In the 14-Gate architecture, opinion corresponds to one of the early gates where the energetic turbulence of intuition begins compressing into semantically stable patterns. The hexagon acts as the stabilizer, the first self-generated “theory of reality.”
The Vex-Hex Gate (Instinct x Opinion Symbol) Explained
Base Layer
A Vesica Piscis, elongated, slightly luminous, outer lines thin, like a subtle energetic membrane, appears like an aperture or “eye of consciousness”
Inner Structure
Inside the Vesica sits a perfect hexagon, centered, slightly rotated so each vertex touches the inner curve of the Vesica. The hexagon is lighter, crystalline, as if forming out of vibration.
Energetic Flow
Two subtle vertical flows: Upward (instinct rising → awareness) and Downward (opinion forming → stabilization) These may look like thin filaments or toroidal strands passing through the structure.
Color / Tone Suggestions:
Vesica: soft blue–white or indigo, representing instinctual knowing. The Hexagon: gold, silver, or white crystalline geometry, representing the forming idea.
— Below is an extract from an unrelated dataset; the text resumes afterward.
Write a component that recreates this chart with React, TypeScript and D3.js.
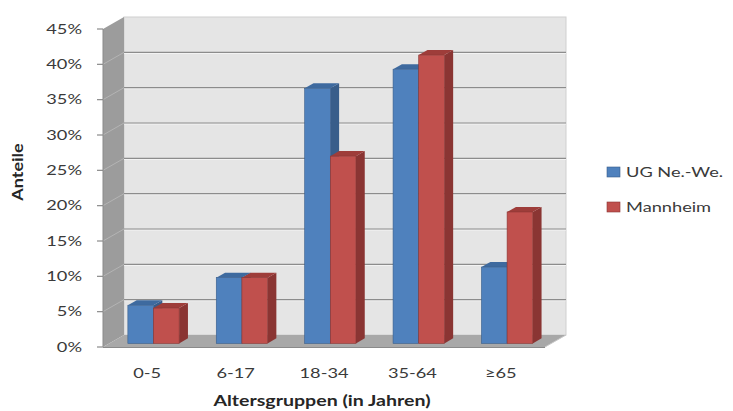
import React from "react";
import * as d3 from "d3";

const categories = ["0-5", "6-17", "18-34", "35-64", "≥65"];
const seriesNames = ["UG Ne.-We.", "Mannheim"];
const ugValues = [5.4, 9.3, 36.1, 38.8, 10.8];
const mannheimValues = [5.0, 9.3, 26.5, 40.8, 18.6];
const yTicks = [0, 5, 10, 15, 20, 25, 30, 35, 40, 45];

const frontColors = ["#4F81BD", "#C0504D"];
const sideColors = ["#385D8A", "#8A3533"];
const topColors = ["#3E6A9F", "#9E3D3A"];

const W = 733, H = 411;
const X0 = 103, X1 = 545;
const DX = 21, DY = -12; // full depth
const font = "Lato, 'Open Sans', sans-serif";
const SX = 1.35; // horizontal stretch of text as in the reference

function SText(props: {
  x: number; y: number; anchor?: string; size: number; bold?: boolean; children: React.ReactNode; rotate?: number; sx?: number;
}) {
  const { x, y, anchor = "start", size, bold, children, rotate = 0, sx = SX } = props;
  return (
    <text
      transform={`translate(${x},${y}) rotate(${rotate}) scale(${sx},1)`}
      textAnchor={anchor}
      dy="0.35em"
      fontFamily={font}
      fontSize={size}
      fontWeight={bold ? "bold" : "normal"}
      fill={bold ? "#262626" : "#3a3a3a"}
    >
      {children}
    </text>
  );
}

export default function App() {
  const y = d3.scaleLinear().domain([0, 45]).range([347, 29]);
  const x = d3.scaleBand<string>().domain(categories).range([X0, X1]).paddingInner(0.42).paddingOuter(0.21);
  const xs = d3.scaleBand<string>().domain(seriesNames).range([0, x.bandwidth()]);
  const seriesVals = [ugValues, mannheimValues];

  const f0 = 0.3, f1 = 0.72;
  const bdx = DX * (f1 - f0), bdy = DY * (f1 - f0);
  const ox = DX * f0, oy = DY * f0;

  const wallTop = y(45) + DY;
  const wallBottom = y(0) + DY;

  const bars: React.ReactNode[] = [];
  categories.forEach((c, i) => {
    seriesNames.forEach((s, k) => {
      const v = seriesVals[k][i];
      const xl = (x(c) as number) + (xs(s) as number) + ox;
      const w = xs.bandwidth();
      const yt = y(v) + oy;
      const yb = y(0) + oy;
      const xr = xl + w;
      bars.push(
        <g key={c + s}>
          <polygon
            points={`${xr},${yt} ${xr + bdx},${yt + bdy} ${xr + bdx},${yb + bdy} ${xr},${yb}`}
            fill={sideColors[k]}
          />
          <polygon
            points={`${xl},${yt} ${xl + bdx},${yt + bdy} ${xr + bdx},${yt + bdy} ${xr},${yt}`}
            fill={topColors[k]}
          />
          <rect x={xl} y={yt} width={w} height={yb - yt} fill={frontColors[k]} stroke={sideColors[k]} strokeWidth={0.6} />
        </g>
      );
    });
  });

  return (
    <div style={{ position: "absolute", left: 0, top: 0 }}>
      <svg width={W} height={H} style={{ display: "block", background: "#fff" }}>
        <rect x={X0 + DX} y={wallTop} width={X1 - X0} height={wallBottom - wallTop} fill="#E5E5E5" stroke="#cfcfcf" strokeWidth={1} />
        {yTicks.slice(1, -1).map((t) => (
          <g key={"g" + t}>
            <line x1={X0 + DX} x2={X1 + DX} y1={y(t) + DY + 1} y2={y(t) + DY + 1} stroke="#f6f6f6" strokeWidth={1} />
            <line x1={X0 + DX} x2={X1 + DX} y1={y(t) + DY} y2={y(t) + DY} stroke="#8c8c8c" strokeWidth={1.2} />
          </g>
        ))}
        <polygon
          points={`${X0},${y(0)} ${X0},${y(45)} ${X0 + DX},${wallTop} ${X0 + DX},${wallBottom}`}
          fill="#9C9C9C"
        />
        {yTicks.slice(1, -1).map((t) => (
          <line key={"s" + t} x1={X0} y1={y(t)} x2={X0 + DX} y2={y(t) + DY} stroke="#b4b4b4" strokeWidth={1} />
        ))}
        <polygon
          points={`${X0},${y(0)} ${X1},${y(0)} ${X1 + DX},${wallBottom} ${X0 + DX},${wallBottom}`}
          fill="#A8A8A8"
        />
        <line x1={X0} x2={X1} y1={y(0) + 0.5} y2={y(0) + 0.5} stroke="#8a8a8a" strokeWidth={1.2} />
        <line x1={X1} y1={y(0)} x2={X1 + DX} y2={wallBottom} stroke="#c8c8c8" strokeWidth={1} />
        <line x1={X0} x2={X0} y1={y(45)} y2={y(0)} stroke="#8a8a8a" strokeWidth={1} />
        {yTicks.map((t) => (
          <g key={"t" + t}>
            <line x1={X0 - 6} x2={X0} y1={y(t)} y2={y(t)} stroke="#8a8a8a" strokeWidth={1.2} />
            <SText x={82} y={y(t)} anchor="end" size={13.5}>{t}%</SText>
          </g>
        ))}
        {bars}
        {categories.map((c) => (
          <SText key={"x" + c} x={(x(c) as number) + x.bandwidth() / 2} y={373} anchor="middle" size={13.5}>
            {c}
          </SText>
        ))}
        <SText x={322} y={401} anchor="middle" size={14.5} bold>
          Altersgruppen (in Jahren)
        </SText>
        <SText x={18} y={172} anchor="middle" size={15} bold rotate={-90} sx={1.2}>
          Anteile
        </SText>
        {seriesNames.map((s, k) => (
          <g key={"l" + s}>
            <rect x={607} y={167 + k * 35} width={13} height={10} fill={frontColors[k]} stroke={sideColors[k]} strokeWidth={0.6} />
            <SText x={626} y={172 + k * 35} size={13.5}>{s}</SText>
          </g>
        ))}
      </svg>
    </div>
  );
}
Intersection: a faint violet or teal glow, representing the point where intuition becomes belief.
Interpretive Meaning (Design Consciousness)
This symbol captures the moment when consciousness:
1. Senses (instinct → perception).
2. Shapes (opinion → worldview).
3. Designs (DAC → meaning-architecture)
This is the first internal gate where the self becomes a designer of its own cognition. It is the precursor to: a) narrative identity, b) linguistic patterning, c) semantic fields, d) symbolic reasoning, e) all higher gates in your DAC model. In other words, it is the origin point of subjective reality design.